If you want to know whether the AI bubble is bursting, there’s only one publicly traded company that will tell you: Oracle.
Yes, the database company. The one you probably last thought about when you were wrestling with some enterprise CRM implementation back in 2015. But here we are in 2026, and Larry Ellison has burned the boats.
Oracle has pivoted to AI, but not in the way you’d expect. It’s not building foundation models like OpenAI or Anthropic. It’s not quite a neocloud, though it’s entered the same bare-metal business as CoreWeave. It’s a software-as-a-service company that has made an audacious bet on a very specific future version of AI — while its traditional business has been quietly declining.
What makes Oracle interesting as a bellwether is its age. It’s significantly older than any of its AI competitors, save Microsoft. That means it has real legacy revenue, real enterprise customers, and real constraints. When Oracle makes a move, it’s not venture capital play money — it’s a bet on actual market demand.
And the bet is huge. Oracle has been buying up Nvidia GPUs like they’re going out of style, building out data centers, and signing multi-year contracts with AI startups. The company’s stock has been volatile, swinging with every AI earnings report and every new model release.

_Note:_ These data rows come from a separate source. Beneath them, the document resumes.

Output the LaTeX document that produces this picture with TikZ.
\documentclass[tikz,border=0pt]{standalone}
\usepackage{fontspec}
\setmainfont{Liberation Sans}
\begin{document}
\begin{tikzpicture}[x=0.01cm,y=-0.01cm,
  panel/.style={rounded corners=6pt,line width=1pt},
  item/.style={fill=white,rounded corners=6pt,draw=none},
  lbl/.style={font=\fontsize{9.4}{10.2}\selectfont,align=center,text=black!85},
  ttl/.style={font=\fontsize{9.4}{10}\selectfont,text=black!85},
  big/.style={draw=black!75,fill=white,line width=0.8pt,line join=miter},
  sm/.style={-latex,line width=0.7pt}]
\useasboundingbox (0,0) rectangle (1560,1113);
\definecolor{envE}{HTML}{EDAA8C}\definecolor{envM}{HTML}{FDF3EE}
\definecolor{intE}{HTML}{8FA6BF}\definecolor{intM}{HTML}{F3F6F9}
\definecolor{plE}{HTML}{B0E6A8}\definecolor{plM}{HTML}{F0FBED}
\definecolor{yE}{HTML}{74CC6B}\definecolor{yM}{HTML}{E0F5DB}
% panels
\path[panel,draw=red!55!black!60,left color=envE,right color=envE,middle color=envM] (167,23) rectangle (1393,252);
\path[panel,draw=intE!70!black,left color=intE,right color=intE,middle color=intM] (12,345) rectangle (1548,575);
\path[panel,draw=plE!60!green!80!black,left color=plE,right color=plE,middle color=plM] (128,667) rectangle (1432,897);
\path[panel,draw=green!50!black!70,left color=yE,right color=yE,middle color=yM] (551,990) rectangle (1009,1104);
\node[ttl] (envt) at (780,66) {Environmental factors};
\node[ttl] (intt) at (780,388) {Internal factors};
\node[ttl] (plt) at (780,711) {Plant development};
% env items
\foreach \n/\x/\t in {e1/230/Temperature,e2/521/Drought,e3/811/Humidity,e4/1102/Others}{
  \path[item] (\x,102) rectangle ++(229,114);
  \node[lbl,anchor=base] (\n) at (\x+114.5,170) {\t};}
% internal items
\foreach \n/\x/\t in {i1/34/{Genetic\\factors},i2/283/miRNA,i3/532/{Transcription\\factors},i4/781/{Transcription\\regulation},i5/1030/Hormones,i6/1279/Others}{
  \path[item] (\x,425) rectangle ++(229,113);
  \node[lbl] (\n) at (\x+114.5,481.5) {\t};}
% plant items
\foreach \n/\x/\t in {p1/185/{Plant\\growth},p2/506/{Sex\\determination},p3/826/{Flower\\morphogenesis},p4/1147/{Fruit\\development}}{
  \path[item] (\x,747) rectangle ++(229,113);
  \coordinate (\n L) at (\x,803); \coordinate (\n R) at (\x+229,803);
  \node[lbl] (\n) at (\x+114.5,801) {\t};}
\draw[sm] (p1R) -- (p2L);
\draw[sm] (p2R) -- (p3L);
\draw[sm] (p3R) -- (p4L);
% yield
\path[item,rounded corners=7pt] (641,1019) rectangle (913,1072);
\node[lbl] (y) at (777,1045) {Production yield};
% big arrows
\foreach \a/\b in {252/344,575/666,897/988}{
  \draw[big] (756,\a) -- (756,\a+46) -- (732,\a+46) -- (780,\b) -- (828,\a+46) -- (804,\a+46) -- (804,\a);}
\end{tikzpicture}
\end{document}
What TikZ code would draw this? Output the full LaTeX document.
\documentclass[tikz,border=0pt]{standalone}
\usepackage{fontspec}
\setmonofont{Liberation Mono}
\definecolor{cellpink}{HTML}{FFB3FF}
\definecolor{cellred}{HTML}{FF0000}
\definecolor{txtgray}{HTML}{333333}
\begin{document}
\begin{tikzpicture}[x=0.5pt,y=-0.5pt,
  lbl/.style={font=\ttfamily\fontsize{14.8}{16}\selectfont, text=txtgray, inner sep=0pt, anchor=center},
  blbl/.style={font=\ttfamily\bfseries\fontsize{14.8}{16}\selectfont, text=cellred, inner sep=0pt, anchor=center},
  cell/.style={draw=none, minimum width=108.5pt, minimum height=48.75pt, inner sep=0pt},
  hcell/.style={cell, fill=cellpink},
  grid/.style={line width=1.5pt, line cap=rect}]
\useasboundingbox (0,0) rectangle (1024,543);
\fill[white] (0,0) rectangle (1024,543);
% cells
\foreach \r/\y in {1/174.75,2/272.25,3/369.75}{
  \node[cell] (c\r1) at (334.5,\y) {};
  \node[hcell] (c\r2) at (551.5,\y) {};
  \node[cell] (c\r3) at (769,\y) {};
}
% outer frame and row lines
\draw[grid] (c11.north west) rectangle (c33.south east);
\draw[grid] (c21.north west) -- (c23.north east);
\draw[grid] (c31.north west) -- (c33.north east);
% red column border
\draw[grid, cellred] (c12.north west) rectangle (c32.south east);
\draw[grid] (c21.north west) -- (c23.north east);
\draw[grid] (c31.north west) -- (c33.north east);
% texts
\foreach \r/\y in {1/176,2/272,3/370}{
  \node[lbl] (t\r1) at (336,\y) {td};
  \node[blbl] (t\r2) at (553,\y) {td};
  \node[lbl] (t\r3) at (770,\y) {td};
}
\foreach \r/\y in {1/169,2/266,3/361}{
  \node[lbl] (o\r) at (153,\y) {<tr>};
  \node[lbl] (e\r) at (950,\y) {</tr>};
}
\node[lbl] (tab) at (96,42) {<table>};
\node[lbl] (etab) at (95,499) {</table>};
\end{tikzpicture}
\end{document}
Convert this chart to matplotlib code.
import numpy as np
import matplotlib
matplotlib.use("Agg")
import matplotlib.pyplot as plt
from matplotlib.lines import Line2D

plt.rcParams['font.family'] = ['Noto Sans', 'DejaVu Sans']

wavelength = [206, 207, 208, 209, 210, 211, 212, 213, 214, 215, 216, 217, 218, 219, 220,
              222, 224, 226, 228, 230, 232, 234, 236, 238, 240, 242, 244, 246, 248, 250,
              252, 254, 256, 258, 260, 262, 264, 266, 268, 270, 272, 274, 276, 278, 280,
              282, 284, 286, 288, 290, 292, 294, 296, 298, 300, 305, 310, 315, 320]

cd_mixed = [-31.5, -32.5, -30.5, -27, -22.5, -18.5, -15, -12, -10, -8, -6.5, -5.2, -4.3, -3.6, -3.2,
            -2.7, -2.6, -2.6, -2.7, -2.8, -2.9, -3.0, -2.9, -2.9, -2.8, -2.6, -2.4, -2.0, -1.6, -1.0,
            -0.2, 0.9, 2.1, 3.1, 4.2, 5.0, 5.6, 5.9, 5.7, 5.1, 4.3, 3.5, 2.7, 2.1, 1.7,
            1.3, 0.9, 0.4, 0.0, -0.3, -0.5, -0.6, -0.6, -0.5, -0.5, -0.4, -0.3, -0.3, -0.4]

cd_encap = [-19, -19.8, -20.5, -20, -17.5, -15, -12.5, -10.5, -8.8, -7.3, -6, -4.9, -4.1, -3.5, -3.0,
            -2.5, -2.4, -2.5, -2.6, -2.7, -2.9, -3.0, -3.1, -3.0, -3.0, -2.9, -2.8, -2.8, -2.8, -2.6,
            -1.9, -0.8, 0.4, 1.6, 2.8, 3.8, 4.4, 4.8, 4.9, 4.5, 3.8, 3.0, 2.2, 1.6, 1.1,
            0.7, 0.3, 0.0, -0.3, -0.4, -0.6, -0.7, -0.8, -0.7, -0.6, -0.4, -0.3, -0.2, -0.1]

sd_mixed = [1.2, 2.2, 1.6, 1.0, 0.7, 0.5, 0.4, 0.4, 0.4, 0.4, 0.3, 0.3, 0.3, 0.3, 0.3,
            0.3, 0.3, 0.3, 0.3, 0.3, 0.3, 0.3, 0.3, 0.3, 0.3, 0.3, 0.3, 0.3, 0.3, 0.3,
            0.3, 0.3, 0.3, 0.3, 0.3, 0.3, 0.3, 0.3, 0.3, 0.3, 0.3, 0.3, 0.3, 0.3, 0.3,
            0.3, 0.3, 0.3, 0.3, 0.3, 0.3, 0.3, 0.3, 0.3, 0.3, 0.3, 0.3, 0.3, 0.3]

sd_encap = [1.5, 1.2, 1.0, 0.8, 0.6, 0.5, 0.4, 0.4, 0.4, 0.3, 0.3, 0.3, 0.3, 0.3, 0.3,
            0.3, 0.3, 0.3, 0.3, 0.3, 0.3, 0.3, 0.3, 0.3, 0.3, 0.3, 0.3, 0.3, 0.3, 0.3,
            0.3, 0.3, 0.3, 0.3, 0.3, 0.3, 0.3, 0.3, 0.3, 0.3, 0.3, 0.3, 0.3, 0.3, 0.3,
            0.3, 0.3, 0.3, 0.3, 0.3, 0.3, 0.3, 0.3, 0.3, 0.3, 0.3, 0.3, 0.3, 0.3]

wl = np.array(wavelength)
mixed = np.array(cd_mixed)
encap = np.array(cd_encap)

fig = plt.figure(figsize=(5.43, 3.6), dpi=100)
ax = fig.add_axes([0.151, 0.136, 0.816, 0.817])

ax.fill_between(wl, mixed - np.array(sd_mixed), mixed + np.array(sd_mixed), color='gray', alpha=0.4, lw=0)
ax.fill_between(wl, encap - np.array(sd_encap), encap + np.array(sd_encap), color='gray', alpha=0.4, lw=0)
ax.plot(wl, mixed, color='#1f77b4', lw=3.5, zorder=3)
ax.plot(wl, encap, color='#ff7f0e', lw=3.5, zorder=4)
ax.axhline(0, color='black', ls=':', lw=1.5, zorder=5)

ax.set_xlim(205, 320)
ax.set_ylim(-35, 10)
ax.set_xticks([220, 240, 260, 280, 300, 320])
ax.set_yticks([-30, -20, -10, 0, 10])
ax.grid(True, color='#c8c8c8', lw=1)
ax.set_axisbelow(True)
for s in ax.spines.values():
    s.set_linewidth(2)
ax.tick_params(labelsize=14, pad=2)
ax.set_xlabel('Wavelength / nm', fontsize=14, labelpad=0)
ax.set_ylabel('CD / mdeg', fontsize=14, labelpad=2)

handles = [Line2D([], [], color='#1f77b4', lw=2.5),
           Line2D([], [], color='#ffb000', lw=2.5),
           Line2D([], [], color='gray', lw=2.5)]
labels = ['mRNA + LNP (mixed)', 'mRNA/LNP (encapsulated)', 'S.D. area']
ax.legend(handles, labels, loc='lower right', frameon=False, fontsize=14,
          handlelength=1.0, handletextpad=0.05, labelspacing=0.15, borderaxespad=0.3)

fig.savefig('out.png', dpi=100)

But here’s the thing nobody’s saying out loud: Oracle’s AI pivot is a bet that the current AI infrastructure buildout will continue at this pace for years. If demand softens, if the model providers consolidate, if the hyperscalers start building their own chips in earnest — Oracle gets squeezed.

The image of Ellison with a basket of eggs on his head, sporting the OpenAI logo, is apt. He’s balancing a lot of fragile things at once. The database business is still printing money, but it’s a declining asset. The cloud business is growing, but it’s competing with AWS, Azure, and GCP. The AI business is the wild card.
I’ve been watching this space for years, and I’ll say this: Oracle’s move is either going to look like genius or a spectacular miscalculation. There’s no middle ground. If the AI infrastructure buildout continues at its current pace, Oracle’s early investments in bare-metal GPU clusters will pay off handsomely. If it doesn’t, they’ll be left with a lot of expensive hardware and a shrinking legacy business.
The next few quarters will tell us a lot. Watch Oracle’s earnings calls. Watch their capital expenditure guidance. Watch their customer churn. That’s where you’ll see the real story of AI’s infrastructure demand play out.
And if you’re looking for a single stock that tells you whether the AI bubble is real or not, Oracle is probably it. Not because they’re the biggest or the most innovative, but because they have the most to lose.